Nacida en Murcia el 12 de abril de 1891, vivió su juventud en fervorosa y cristiana ejemplaridad. Fue designio de Dios que contrajera matrimonio con el santo varón y prestigioso médico D. Ángel Romero. Ambos esposos, sin hijos, vivieron años en acendrada práctica de virtudes cristianas y juntos se entregaron al ejercicio de intensa y evangélica caridad, que a él le fue forjando para el martirio, y a ella la fue preparando para entrañable madre de una nueva familia religiosa en la Iglesia.
Con amplio corazón aceptó el holocausto de su esposos y con heróica caridad supo buscar a los asesinos para ofrecerles, al estilo de Cristo, su perdón y su ayuda.
Reciente aún su dolor, fue en Salamanca, en feliz y providencial encuentro con otra alma singular, donde asumió la idea, que Dios mismo inspiraba, de fundar su congregación para la evangelización y formación cristiana de pueblos y aldeas abandonados.
Caminando en tartana, al estilo teresiano, recorre pueblos, donde visita enfermos, catequiza a los niños, alivia necesidades sin cuento de pobres aldeanos, reparte amor, vida cristiana y sus bienes. Todo como semilla de lo que será su congregación, que, con la aprobación diocesana, nacería el año 1939.
Vive, desde entonces, entregada con solicitud inquebrantable a la formación religiosa de sus hijas y a la expansión de su obra apostólica, que con admirable y providencial fecundidad se desarrolla y crece en múltiples casas religiosas por los pueblos de España y aún de Hispanoamérica.
Alma fina y de temple ejemplar en la práctica de toda virtud y en el celo ardoroso por las almas sencillas, vive años en profunda oración y anhelo constante de identificarse con Cristo Crucificado. Este hondo sentido de hermandad con Cristo Crucificado le dio valor para superar tantas pruebas de cuerpo y de espíritu, pendiente sólo de la voluntad de Dios y confiada plenamente en la Santísima Virgen, hacia la que sentía la más viva y tierna devoción.
Su postrer amor fue extinguirse en la Iglesia y ante el Señor, mediante la larga y penosa enfermedad que la tuvo varios años inmovilizada y que aceptó con la ilusión de vivir, unida a Cristo, su propia crucifixión. Era el espíritu que como legado quería dejar a sus hijas.
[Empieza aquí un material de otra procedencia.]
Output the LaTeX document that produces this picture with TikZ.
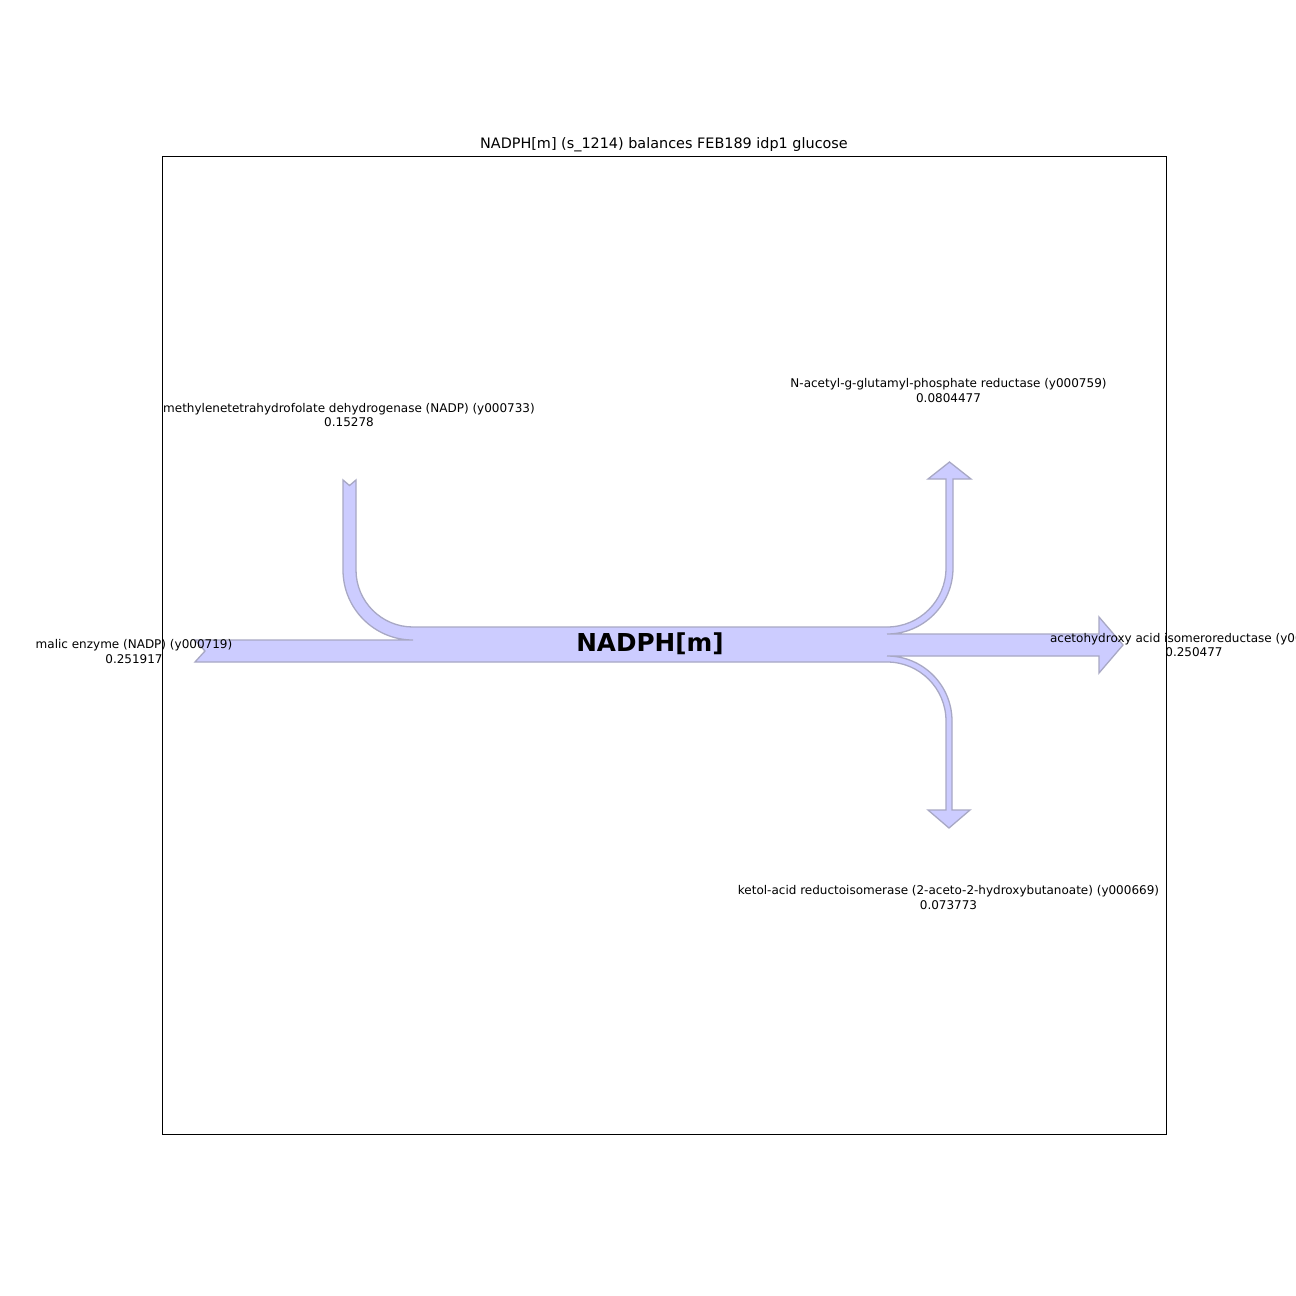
\documentclass[tikz,border=0pt]{standalone}
\usepackage{fontspec}
\setmainfont{DejaVu Sans}
\definecolor{flowfill}{RGB}{204,204,255}
\definecolor{flowedge}{RGB}{168,168,196}
\begin{document}
\begin{tikzpicture}[x=1pt,y=-1pt,
  lbl/.style={align=center,inner sep=0pt,font=\fontsize{12}{14.8}\selectfont},
  flow/.style={fill=flowfill,draw=flowedge,line width=1.3pt,line join=miter}]
\clip (0,0) rectangle (1296,1296);
\fill[white] (0,0) rectangle (1296,1296);
% sankey shape
\draw[flow] (413,627) -- (887,627)
  arc[start angle=90,end angle=0,radius=59]
  -- (946,479) -- (928,479) -- (949.5,462) -- (971,479) -- (953,479) -- (953,568)
  arc[start angle=0,end angle=90,radius=66]
  -- (1099,634) -- (1099,617) -- (1123,645) -- (1099,673) -- (1099,656) -- (887,656)
  arc[start angle=-90,end angle=0,radius=65]
  -- (952,810) -- (970,810) -- (949,828) -- (928,810) -- (946,810) -- (946,721)
  arc[start angle=0,end angle=-90,radius=59]
  -- (195,662) -- (205,651) -- (195,640) -- (413,640)
  arc[start angle=90,end angle=180,radius=70]
  -- (343,480) -- (349.5,485.5) -- (356,480) -- (356,570)
  arc[start angle=180,end angle=90,radius=57]
  -- cycle;
% axes frame
\draw[black,line width=0.8pt] (162,156) rectangle (1166,1134);
% title
\node[inner sep=0pt,font=\fontsize{14.4}{17}\selectfont] (title) at (664,145) {NADPH[m] (s\_1214) balances FEB189 idp1 glucose};
% center
\node[inner sep=0pt,font=\fontsize{24.7}{28}\selectfont\bfseries] (center) at (650,644) {NADPH[m]};
% labels
\node[lbl] (mthfd) at (349,415) {methylenetetrahydrofolate dehydrogenase (NADP) (y000733)\\0.15278};
\node[lbl] (nag) at (948.5,390.5) {N-acetyl-g-glutamyl-phosphate reductase (y000759)\\0.0804477};
\node[lbl] (malic) at (134,651.5) {malic enzyme (NADP) (y000719)\\0.251917};
\node[lbl] (aha) at (1194,645) {acetohydroxy acid isomeroreductase (y000858)\\0.250477};
\node[lbl] (kari) at (948.5,897.5) {ketol-acid reductoisomerase (2-aceto-2-hydroxybutanoate) (y000669)\\0.073773};
\end{tikzpicture}
\end{document}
Y entretanto supo convertir sus largos sufrimientos en bondad íntima, que trascendía de manera singular a cuantos tuvieron acceso a su presencia. Se hacía imposible a cuantos visitaban Villa Pilar, casa madre donde ella residía, salir de allí sin haber pasado a la presencia de la Madre. Tanto sus hijas como gentes de toda condición y eclesiásticos de distinta jerarquía, salieron de su presencia interiormente y profundamente confortados. Y no era sólo por sus palabras llenas de bondad y de paz. Parecía que, como de Jesús, de la Madre María salía una virtud que curaba a todos.
Pocos meses antes de morir tuvo la alegría de ver aprobada definitivamente su congregación con el Decretum laudis de la Santa Sede (7 de enero de 1975).
Con ese gozo reciente, pero no sin nuevos sufrimientos y nuevas pruebas que recaían sobre su congregación, por las que muchas veces estuvo dispuesta a ofrendar su vida, entregó santamente su alma a Dios el 17 de julio de 1975.
Sus funerales fueron un auténtico testimonio popular de devoción en un ambiente ciertamente de dolor, pero también de triunfo: y su sepulcro en el cementerio de la casa madre se ve constantemente visitado por innumerables personas que confían en su virtud e intercesión.